Their passion for the sport may also diminish if they’re being asked to do too much.
“In my case here, State Cup ends for these young ones end of February, beginning of March,” he says. “Our season starts the middle of July and it goes all the way to the middle of February. Non-stop besides two weeks for Christmas. When it comes to February, we have tryouts. All of March and all of April, I give them off. Parents are upset. Parents go beserk.
“The ego of the parents drives this whole female soccer phenomenon. ‘I want my daughter to be better. I want more. Give me more, give me more because I want to stick out my chest.’ That’s the mentality of the American culture.
“In May, we get together once a week, non-mandatory. And we play in two tournaments, non-mandatory in May, just to get a little bit of team chemistry with the new players. End of May, I give them another six weeks off and parents are going crazy. The kids, when they’re 17, 18, they come back to me and they thank me for those six weeks I gave them off when they were young. Because they’re so burned out.”
(Tad Bobak, the co-director of the So Cal Blues, was born in Rio de Janeiro in 1950. He spent the first 12 years of his life in Brazil and then lived in Europe for nine years before moving in 1971 to California, where he started his coaching career in AYSO in 1972. He started coaching club soccer in 1974 and helped start, along with Marine Cano, the Cal-South Girls Olympic Development Program in 1982. Bobak coached girls ODP for 18 years.

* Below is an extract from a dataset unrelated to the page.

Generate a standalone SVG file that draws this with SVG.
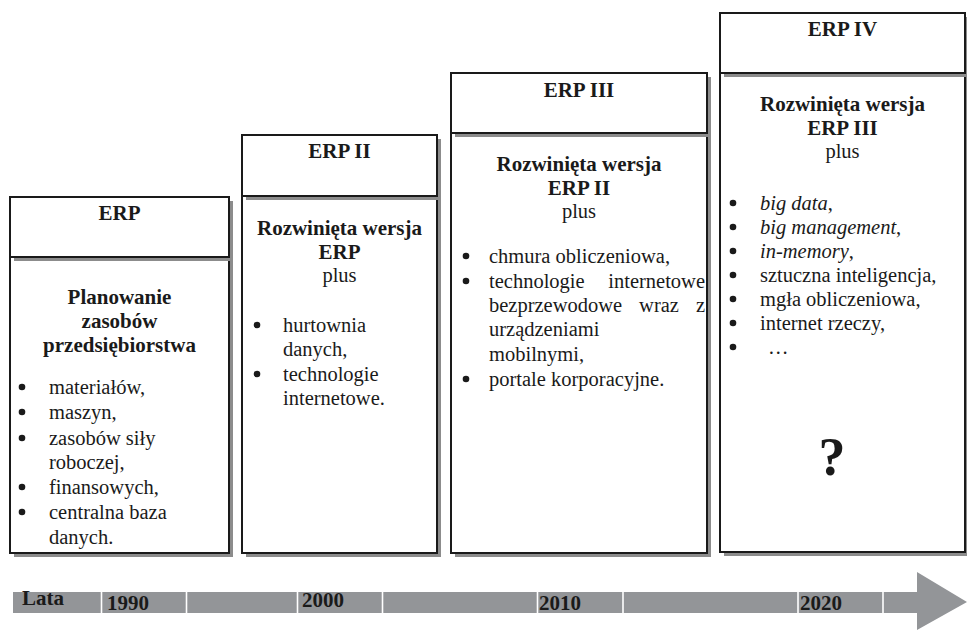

He also coached women’s amateur adult club soccer for 15 years, winning a USASA national title in 2002. In 1979, he volunteered to be the L.A. Aztecs’ equipment manager so he could observe legendary Dutch coach Rinus Michels train the likes of Johan Cruyff. In 1986, Bobak coached Fram-Culver, which included future Hall of Famer Marcelo Balboa, to the McGuire Cup boys U-19 national title. Bobak also had stints as a men’s assistant coach at UCLA and men’s assistant coach at Cal State L.A., as well as the head women’s coach at UC Santa Barbara. Bobak co-founded the So Cal Blues with Larry Draluck in 1990. Bobak won US Youth Soccer girls national titles in 2000 (U-16) and 2007 (U-15).)